> **Request**:
Set down the full listing exactly as given. Any pictures are to be left out.

# Start of Provided data

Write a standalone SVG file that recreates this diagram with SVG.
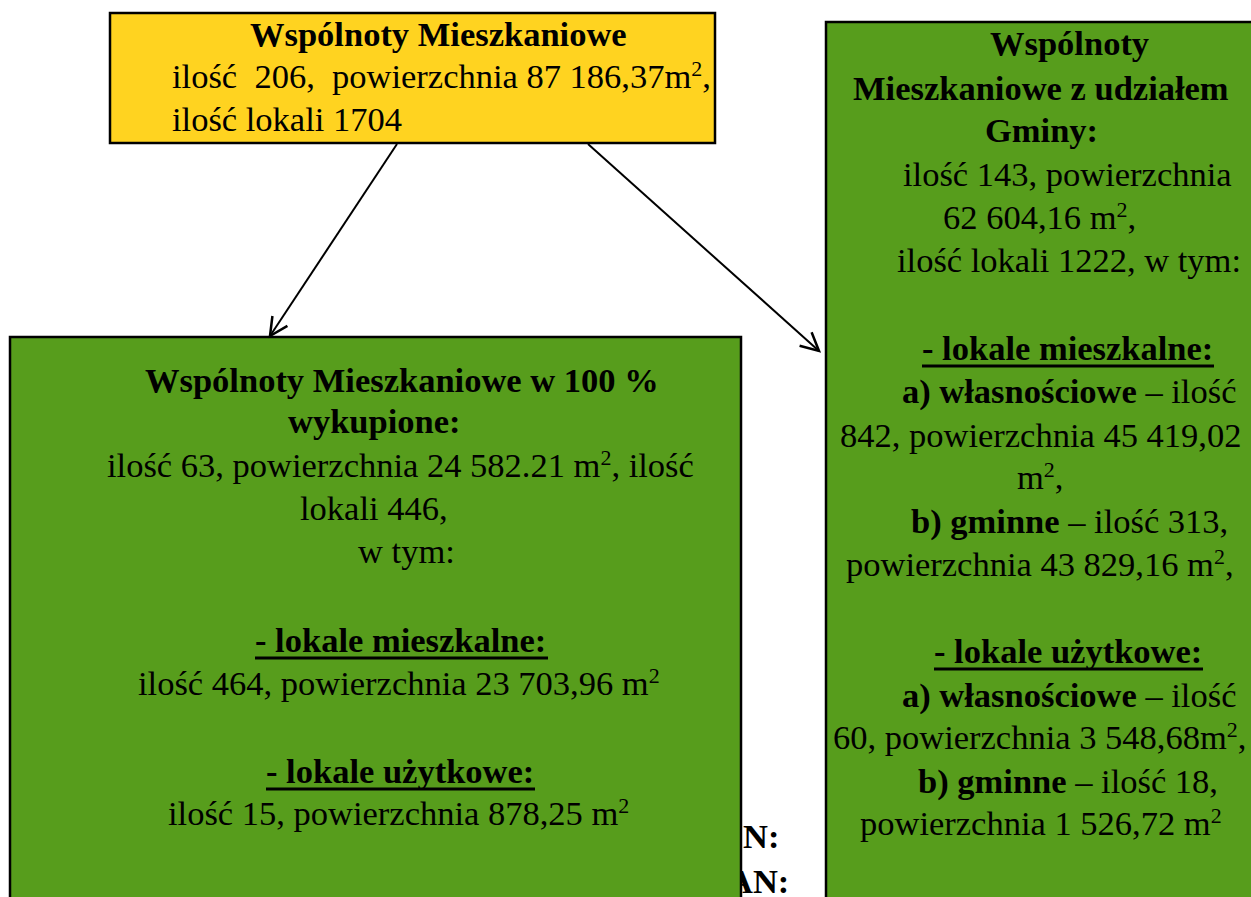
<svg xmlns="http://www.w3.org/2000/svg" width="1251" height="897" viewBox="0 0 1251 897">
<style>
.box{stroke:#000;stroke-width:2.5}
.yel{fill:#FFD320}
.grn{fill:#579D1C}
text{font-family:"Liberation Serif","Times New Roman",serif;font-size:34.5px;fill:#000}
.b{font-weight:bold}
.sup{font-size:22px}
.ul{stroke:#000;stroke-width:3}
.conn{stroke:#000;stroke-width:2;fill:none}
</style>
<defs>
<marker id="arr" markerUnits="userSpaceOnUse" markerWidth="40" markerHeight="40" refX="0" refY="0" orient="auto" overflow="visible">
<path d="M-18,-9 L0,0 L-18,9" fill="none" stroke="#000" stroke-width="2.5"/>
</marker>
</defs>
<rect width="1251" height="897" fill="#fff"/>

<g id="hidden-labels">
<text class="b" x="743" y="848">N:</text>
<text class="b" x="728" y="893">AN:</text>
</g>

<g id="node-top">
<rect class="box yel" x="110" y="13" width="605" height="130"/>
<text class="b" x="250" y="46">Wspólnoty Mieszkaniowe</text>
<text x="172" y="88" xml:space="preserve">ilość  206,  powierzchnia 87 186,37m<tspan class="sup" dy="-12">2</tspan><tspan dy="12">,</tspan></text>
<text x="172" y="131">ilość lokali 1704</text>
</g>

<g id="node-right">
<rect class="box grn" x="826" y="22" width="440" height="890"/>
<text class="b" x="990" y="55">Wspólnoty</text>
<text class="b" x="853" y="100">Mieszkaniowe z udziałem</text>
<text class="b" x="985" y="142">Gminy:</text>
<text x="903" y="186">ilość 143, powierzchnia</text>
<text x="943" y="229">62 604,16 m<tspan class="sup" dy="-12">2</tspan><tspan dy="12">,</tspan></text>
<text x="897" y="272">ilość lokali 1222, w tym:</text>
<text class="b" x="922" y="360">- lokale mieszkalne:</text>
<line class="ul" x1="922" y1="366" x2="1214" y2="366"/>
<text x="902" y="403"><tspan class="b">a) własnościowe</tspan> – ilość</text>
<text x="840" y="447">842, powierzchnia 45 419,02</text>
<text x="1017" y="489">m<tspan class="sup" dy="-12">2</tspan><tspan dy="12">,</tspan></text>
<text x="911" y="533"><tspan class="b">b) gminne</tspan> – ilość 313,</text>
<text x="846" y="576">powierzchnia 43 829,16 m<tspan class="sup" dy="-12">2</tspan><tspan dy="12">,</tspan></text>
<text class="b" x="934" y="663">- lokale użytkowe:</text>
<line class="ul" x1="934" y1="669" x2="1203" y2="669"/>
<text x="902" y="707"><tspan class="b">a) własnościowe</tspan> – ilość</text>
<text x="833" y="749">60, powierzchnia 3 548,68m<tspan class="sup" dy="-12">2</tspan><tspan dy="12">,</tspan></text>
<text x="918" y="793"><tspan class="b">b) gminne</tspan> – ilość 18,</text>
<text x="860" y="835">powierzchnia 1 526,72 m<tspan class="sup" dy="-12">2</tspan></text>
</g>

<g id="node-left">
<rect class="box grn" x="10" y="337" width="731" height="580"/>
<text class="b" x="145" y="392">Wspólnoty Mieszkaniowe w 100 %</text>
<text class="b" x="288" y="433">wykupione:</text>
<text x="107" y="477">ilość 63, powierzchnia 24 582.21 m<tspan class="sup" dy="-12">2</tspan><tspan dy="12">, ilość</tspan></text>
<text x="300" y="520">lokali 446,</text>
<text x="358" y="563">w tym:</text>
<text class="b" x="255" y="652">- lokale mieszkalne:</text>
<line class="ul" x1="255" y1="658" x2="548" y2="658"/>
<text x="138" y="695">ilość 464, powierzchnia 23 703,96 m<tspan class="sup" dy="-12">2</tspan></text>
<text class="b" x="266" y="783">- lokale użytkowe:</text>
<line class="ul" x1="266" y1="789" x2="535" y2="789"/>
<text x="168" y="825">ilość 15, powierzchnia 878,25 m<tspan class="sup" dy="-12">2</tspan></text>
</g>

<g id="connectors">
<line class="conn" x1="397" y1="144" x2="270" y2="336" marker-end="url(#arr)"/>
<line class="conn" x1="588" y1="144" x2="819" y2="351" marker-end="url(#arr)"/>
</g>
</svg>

# End of Provided data

> **Written response**:
Write a standalone SVG file that recreates this diagram with SVG.
<svg xmlns="http://www.w3.org/2000/svg" width="1251" height="897" viewBox="0 0 1251 897">
<style>
.box{stroke:#000;stroke-width:2.5}
.yel{fill:#FFD320}
.grn{fill:#579D1C}
text{font-family:"Liberation Serif","Times New Roman",serif;font-size:34.5px;fill:#000}
.b{font-weight:bold}
.sup{font-size:22px}
.ul{stroke:#000;stroke-width:3}
.conn{stroke:#000;stroke-width:2;fill:none}
</style>
<defs>
<marker id="arr" markerUnits="userSpaceOnUse" markerWidth="40" markerHeight="40" refX="0" refY="0" orient="auto" overflow="visible">
<path d="M-18,-9 L0,0 L-18,9" fill="none" stroke="#000" stroke-width="2.5"/>
</marker>
</defs>
<rect width="1251" height="897" fill="#fff"/>

<g id="hidden-labels">
<text class="b" x="743" y="848">N:</text>
<text class="b" x="728" y="893">AN:</text>
</g>

<g id="node-top">
<rect class="box yel" x="110" y="13" width="605" height="130"/>
<text class="b" x="250" y="46">Wspólnoty Mieszkaniowe</text>
<text x="172" y="88" xml:space="preserve">ilość  206,  powierzchnia 87 186,37m<tspan class="sup" dy="-12">2</tspan><tspan dy="12">,</tspan></text>
<text x="172" y="131">ilość lokali 1704</text>
</g>

<g id="node-right">
<rect class="box grn" x="826" y="22" width="440" height="890"/>
<text class="b" x="990" y="55">Wspólnoty</text>
<text class="b" x="853" y="100">Mieszkaniowe z udziałem</text>
<text class="b" x="985" y="142">Gminy:</text>
<text x="903" y="186">ilość 143, powierzchnia</text>
<text x="943" y="229">62 604,16 m<tspan class="sup" dy="-12">2</tspan><tspan dy="12">,</tspan></text>
<text x="897" y="272">ilość lokali 1222, w tym:</text>
<text class="b" x="922" y="360">- lokale mieszkalne:</text>
<line class="ul" x1="922" y1="366" x2="1214" y2="366"/>
<text x="902" y="403"><tspan class="b">a) własnościowe</tspan> – ilość</text>
<text x="840" y="447">842, powierzchnia 45 419,02</text>
<text x="1017" y="489">m<tspan class="sup" dy="-12">2</tspan><tspan dy="12">,</tspan></text>
<text x="911" y="533"><tspan class="b">b) gminne</tspan> – ilość 313,</text>
<text x="846" y="576">powierzchnia 43 829,16 m<tspan class="sup" dy="-12">2</tspan><tspan dy="12">,</tspan></text>
<text class="b" x="934" y="663">- lokale użytkowe:</text>
<line class="ul" x1="934" y1="669" x2="1203" y2="669"/>
<text x="902" y="707"><tspan class="b">a) własnościowe</tspan> – ilość</text>
<text x="833" y="749">60, powierzchnia 3 548,68m<tspan class="sup" dy="-12">2</tspan><tspan dy="12">,</tspan></text>
<text x="918" y="793"><tspan class="b">b) gminne</tspan> – ilość 18,</text>
<text x="860" y="835">powierzchnia 1 526,72 m<tspan class="sup" dy="-12">2</tspan></text>
</g>

<g id="node-left">
<rect class="box grn" x="10" y="337" width="731" height="580"/>
<text class="b" x="145" y="392">Wspólnoty Mieszkaniowe w 100 %</text>
<text class="b" x="288" y="433">wykupione:</text>
<text x="107" y="477">ilość 63, powierzchnia 24 582.21 m<tspan class="sup" dy="-12">2</tspan><tspan dy="12">, ilość</tspan></text>
<text x="300" y="520">lokali 446,</text>
<text x="358" y="563">w tym:</text>
<text class="b" x="255" y="652">- lokale mieszkalne:</text>
<line class="ul" x1="255" y1="658" x2="548" y2="658"/>
<text x="138" y="695">ilość 464, powierzchnia 23 703,96 m<tspan class="sup" dy="-12">2</tspan></text>
<text class="b" x="266" y="783">- lokale użytkowe:</text>
<line class="ul" x1="266" y1="789" x2="535" y2="789"/>
<text x="168" y="825">ilość 15, powierzchnia 878,25 m<tspan class="sup" dy="-12">2</tspan></text>
</g>

<g id="connectors">
<line class="conn" x1="397" y1="144" x2="270" y2="336" marker-end="url(#arr)"/>
<line class="conn" x1="588" y1="144" x2="819" y2="351" marker-end="url(#arr)"/>
</g>
</svg>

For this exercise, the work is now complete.